San Jose Police Chief Requests to Test Body Worn Cameras on 12 Officers, Push Rollout Date to 2016

San Jose’s police chief says he wants to test out body cameras for his officers, at least 12 of them, before spending the estimated $1 million to suit his entire department up.

In an April 3 memo to the city council, Police Chief Larry Esquivel wrote he’d like to study how the cameras work for three to four months with a dozen officers on patrol and in the Special Operations and Information Technology units to see how easy they are to use, how much time it takes to use them and the quality of results.

He also suggested pushing the rollout date to September 2016, as it would take an additional six months to write up a Request for Proposal and seek grant funding from the Department of Justice.I n the same memo, Esquivel noted that he'd like to test out drone use  in 2017, the Mercury News reported.

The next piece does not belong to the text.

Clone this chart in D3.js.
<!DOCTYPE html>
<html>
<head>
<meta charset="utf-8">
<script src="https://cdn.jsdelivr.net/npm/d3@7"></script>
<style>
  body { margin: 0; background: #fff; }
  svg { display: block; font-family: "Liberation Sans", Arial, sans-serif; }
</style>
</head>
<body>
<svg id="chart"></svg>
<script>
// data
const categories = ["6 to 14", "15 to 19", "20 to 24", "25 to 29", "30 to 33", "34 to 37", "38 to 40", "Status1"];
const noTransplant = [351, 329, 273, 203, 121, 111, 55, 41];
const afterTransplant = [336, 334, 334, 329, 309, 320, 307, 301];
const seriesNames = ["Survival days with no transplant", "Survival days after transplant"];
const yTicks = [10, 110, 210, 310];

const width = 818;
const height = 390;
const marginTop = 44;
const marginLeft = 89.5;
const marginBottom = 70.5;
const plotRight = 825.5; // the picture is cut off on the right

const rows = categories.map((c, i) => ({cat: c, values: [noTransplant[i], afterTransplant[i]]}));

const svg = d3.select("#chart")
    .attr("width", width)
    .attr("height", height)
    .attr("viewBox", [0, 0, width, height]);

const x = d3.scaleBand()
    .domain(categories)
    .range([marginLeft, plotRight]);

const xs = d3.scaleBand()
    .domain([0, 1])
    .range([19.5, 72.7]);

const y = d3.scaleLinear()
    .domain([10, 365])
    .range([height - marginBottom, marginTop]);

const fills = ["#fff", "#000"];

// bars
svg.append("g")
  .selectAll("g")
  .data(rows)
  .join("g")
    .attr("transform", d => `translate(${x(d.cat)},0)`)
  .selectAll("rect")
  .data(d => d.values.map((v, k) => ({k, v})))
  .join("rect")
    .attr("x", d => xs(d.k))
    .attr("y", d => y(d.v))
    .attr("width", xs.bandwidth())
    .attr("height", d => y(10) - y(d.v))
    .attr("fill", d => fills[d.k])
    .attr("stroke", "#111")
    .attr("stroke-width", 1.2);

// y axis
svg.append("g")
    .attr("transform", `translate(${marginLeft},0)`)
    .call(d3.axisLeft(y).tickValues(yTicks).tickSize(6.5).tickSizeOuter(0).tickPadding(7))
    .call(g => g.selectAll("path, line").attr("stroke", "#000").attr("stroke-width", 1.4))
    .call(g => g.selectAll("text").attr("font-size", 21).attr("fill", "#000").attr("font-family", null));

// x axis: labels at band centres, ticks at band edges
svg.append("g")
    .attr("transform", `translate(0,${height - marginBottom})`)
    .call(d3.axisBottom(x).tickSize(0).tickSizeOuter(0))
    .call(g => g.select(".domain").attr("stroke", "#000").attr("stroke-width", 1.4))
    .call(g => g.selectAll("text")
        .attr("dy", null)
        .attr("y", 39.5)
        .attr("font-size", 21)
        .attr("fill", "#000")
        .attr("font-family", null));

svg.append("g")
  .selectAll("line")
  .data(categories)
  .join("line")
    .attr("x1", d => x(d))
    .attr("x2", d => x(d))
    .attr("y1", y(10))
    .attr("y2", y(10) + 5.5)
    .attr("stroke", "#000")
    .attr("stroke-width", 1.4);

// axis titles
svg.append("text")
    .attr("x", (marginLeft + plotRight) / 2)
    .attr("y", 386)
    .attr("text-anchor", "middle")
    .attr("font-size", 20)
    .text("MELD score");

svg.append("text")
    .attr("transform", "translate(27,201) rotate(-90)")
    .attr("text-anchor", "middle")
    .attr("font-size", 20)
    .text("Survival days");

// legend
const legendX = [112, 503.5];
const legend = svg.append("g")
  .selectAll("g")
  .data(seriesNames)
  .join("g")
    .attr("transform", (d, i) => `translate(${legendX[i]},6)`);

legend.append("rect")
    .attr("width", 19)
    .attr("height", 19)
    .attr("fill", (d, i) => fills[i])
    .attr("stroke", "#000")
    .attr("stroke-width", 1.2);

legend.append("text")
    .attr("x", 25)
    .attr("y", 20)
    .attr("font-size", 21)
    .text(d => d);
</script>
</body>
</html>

The council is set to discuss this item on the agenda on Tuesday at 1:30 p.m. The staff recommendation is to accept the police’s request on the Body Worn Cameras Pilot Program.

Esquivel noted that the department is also working with the police union to draft a policy that addresses officers' rights and privacy issues, according to San Jose Inside.

Several other Bay Area jurisdictions have already deployed officer-worn cameras, including Oakland, Gilroy, Union City, Los Gatos, Campbell and BART. In March, the American Civil Liberties Union, which had been skeptical of the "cop cams" over privacy issues, noted that about 25 percent of the country's 17,000 police agencies are using the technology, with 80 percent evaluating them.

San Jose tested body cameras in 2009 and 2012, under chiefs Rob Davis and Chris Moore, San Jose Inside noted.

Outgoing Independent Police Auditor LaDoris Cordell, has repeatedly urged the department to use the cameras, saying that the video would increase police accountability and protect officers from he-said-she-said complaints. And even the ACLU, which notes the agency is "against pervasive government surveillance," notes that the cameras "can be a win-win" as long as they are "deployed within a framework of strong policies."

The topic is controversial and is being discussed and implemented at various levels across the country. Supporters argue the cameras will force better police behavior, and critics worry about data retention and privacy issues.

It's also costly. The Police Executive Research Foundation said data storage can reach $2 million a year for data storage. And GovTech.com  that Oakland police, with 600 body cameras, report the department's servers are full with seven terabytes of data per month, the equivalent of 1,500 feature-length films.

Video taken by citizens has changed the national conversation about accepting a police officer's word for what happened, and has even led to criminal charges against officers caught on camera. BART officer Johannes Mehserle was convicted of involuntary manslaughter for shooting Oscar Grant, which a bystander caught on cell phone video in 2009. And this month in South Carolina, North Charleston Officer Michael Slager was charged with murder after a witness caught him shooting Walter Scott in the back.

Many want video to be used as part of the official record and the DOJ has been writing up guideline for police use.

The National Institute of Justice is funding two studies to try to determine some answers: The impact of wearing the cameras in the Las Vegas Metro Police Department and another evaluation of the video technology in the Los Angeles Police Department.

At least according to some of the research, a DOJ study  found that in Rialto, California, police reduced the number of citizen complaints against officers by 88 percent in one year after using the cameras.